→ What is needed: Starting at the top of the entries below, write out each line up to and including the one containing "fill=cicloC] (c3) at". Leave the pictures out.

::: Records supplied

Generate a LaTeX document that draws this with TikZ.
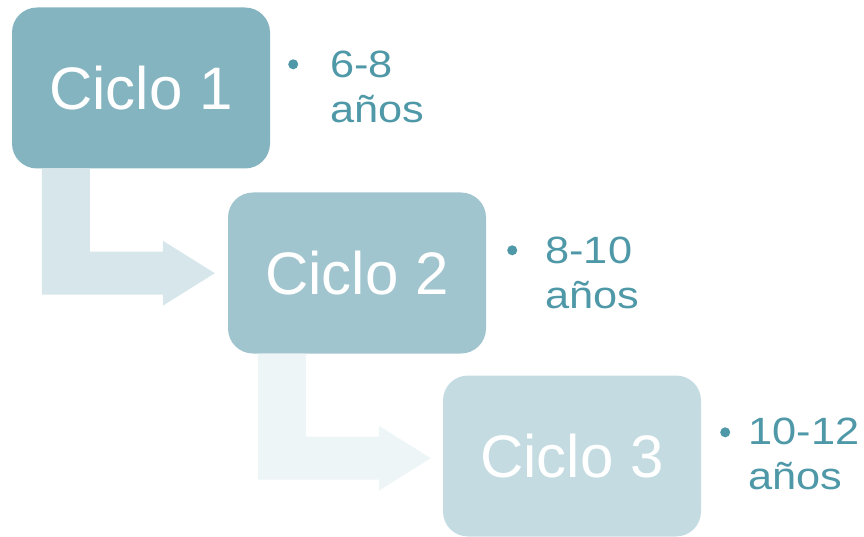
\documentclass[tikz,border=0pt]{standalone}
\usepackage{fontspec}
\setmainfont{Liberation Sans}
\newfontfamily\edadfont[FakeStretch=1.14]{Liberation Sans}
\usetikzlibrary{calc}

\definecolor{cicloA}{HTML}{84B4C0}
\definecolor{cicloB}{HTML}{A1C5CE}
\definecolor{cicloC}{HTML}{C3DBE1}
\definecolor{flechaA}{HTML}{D6E6EB}
\definecolor{flechaB}{HTML}{EEF5F7}
\definecolor{textoEdad}{HTML}{4E98A7}

\tikzset{
  ciclo/.style={rounded corners=25pt, minimum width=258pt, minimum height=161pt,
    inner sep=0pt, text=white, font=\fontsize{60}{70}\selectfont},
  % el ancla base de un nodo de dos lineas cae en la segunda linea
  edad/.style={anchor=base west, align=left, inner sep=0pt, text=textoEdad,
    font=\edadfont\fontsize{38}{45}\selectfont},
  punto/.style={circle, fill=textoEdad, inner sep=0pt, minimum size=10pt},
}

\begin{document}
\begin{tikzpicture}[x=1pt, y=-1pt]
            % Marco fijo del dibujo
            \useasboundingbox (0,0) rectangle (864,537);

            % --- CAJAS DE LOS CICLOS ---
            \node[ciclo, fill=cicloA] (c1) at (141,88) {Ciclo 1};
            \node[ciclo, fill=cicloB] (c2) at (357,273) {Ciclo 2};
            \node[ciclo, fill=cicloC] (c3) at (572,456) {Ciclo 3};

            % --- FLECHAS EN ESCUADRA ---
            \fill[flechaA] ($(c1.south west)+(30,0)$) -- ++(48,0) -- ++(0,83)
              -- ++(73,0) -- ++(0,-11) -- ++(52,32.5) -- ++(-52,32.5)
              -- ++(0,-11) -- ++(-121,0) -- cycle;
            \fill[flechaB] ($(c2.south west)+(30,0)$) -- ++(48,0) -- ++(0,83)
              -- ++(73,0) -- ++(0,-11) -- ++(52,32.5) -- ++(-52,32.5)
              -- ++(0,-11) -- ++(-121,0) -- cycle;

            % --- EDADES ---
            \node[punto] (p1) at ($(c1.north east)+(23,57)$) {};
            \node[edad] (e1) at ($(c1.north east)+(60,115)$) {6-8\\años};
            \node[punto] (p2) at ($(c2.north east)+(26,58)$) {};
            \node[edad] (e2) at ($(c2.north east)+(59,116)$) {8-10\\años};
            \node[punto] (p3) at ($(c3.north east)+(24,57)$) {};
            \node[edad] (e3) at ($(c3.north east)+(47,114)$) {10-12\\años};

\end{tikzpicture}
\end{document}
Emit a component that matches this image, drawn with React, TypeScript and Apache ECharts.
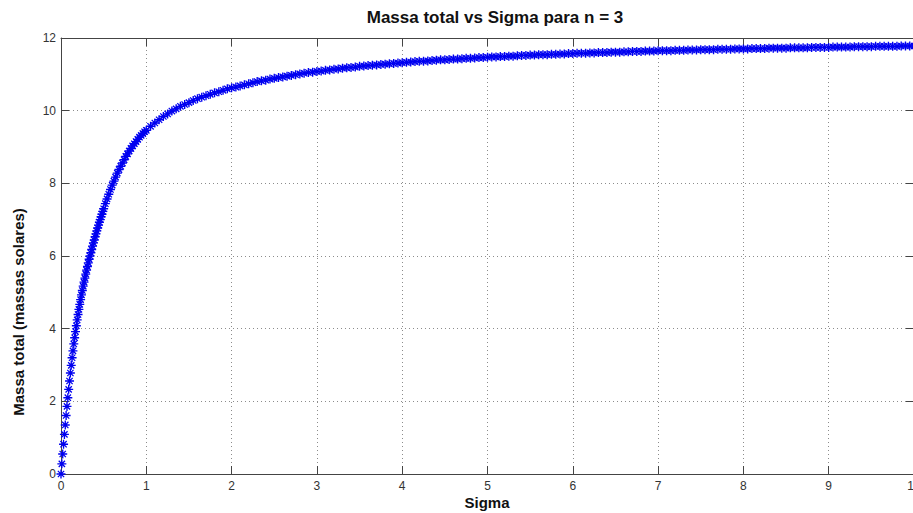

::::::

→ Worked answer:
Generate a LaTeX document that draws this with TikZ.
\documentclass[tikz,border=0pt]{standalone}
\usepackage{fontspec}
\setmainfont{Liberation Sans}
\newfontfamily\edadfont[FakeStretch=1.14]{Liberation Sans}
\usetikzlibrary{calc}

\definecolor{cicloA}{HTML}{84B4C0}
\definecolor{cicloB}{HTML}{A1C5CE}
\definecolor{cicloC}{HTML}{C3DBE1}
\definecolor{flechaA}{HTML}{D6E6EB}
\definecolor{flechaB}{HTML}{EEF5F7}
\definecolor{textoEdad}{HTML}{4E98A7}

\tikzset{
  ciclo/.style={rounded corners=25pt, minimum width=258pt, minimum height=161pt,
    inner sep=0pt, text=white, font=\fontsize{60}{70}\selectfont},
  % el ancla base de un nodo de dos lineas cae en la segunda linea
  edad/.style={anchor=base west, align=left, inner sep=0pt, text=textoEdad,
    font=\edadfont\fontsize{38}{45}\selectfont},
  punto/.style={circle, fill=textoEdad, inner sep=0pt, minimum size=10pt},
}

\begin{document}
\begin{tikzpicture}[x=1pt, y=-1pt]
            % Marco fijo del dibujo
            \useasboundingbox (0,0) rectangle (864,537);

            % --- CAJAS DE LOS CICLOS ---
            \node[ciclo, fill=cicloA] (c1) at (141,88) {Ciclo 1};
            \node[ciclo, fill=cicloB] (c2) at (357,273) {Ciclo 2};
            \node[ciclo, fill=cicloC] (c3) at (572,456) {Ciclo 3};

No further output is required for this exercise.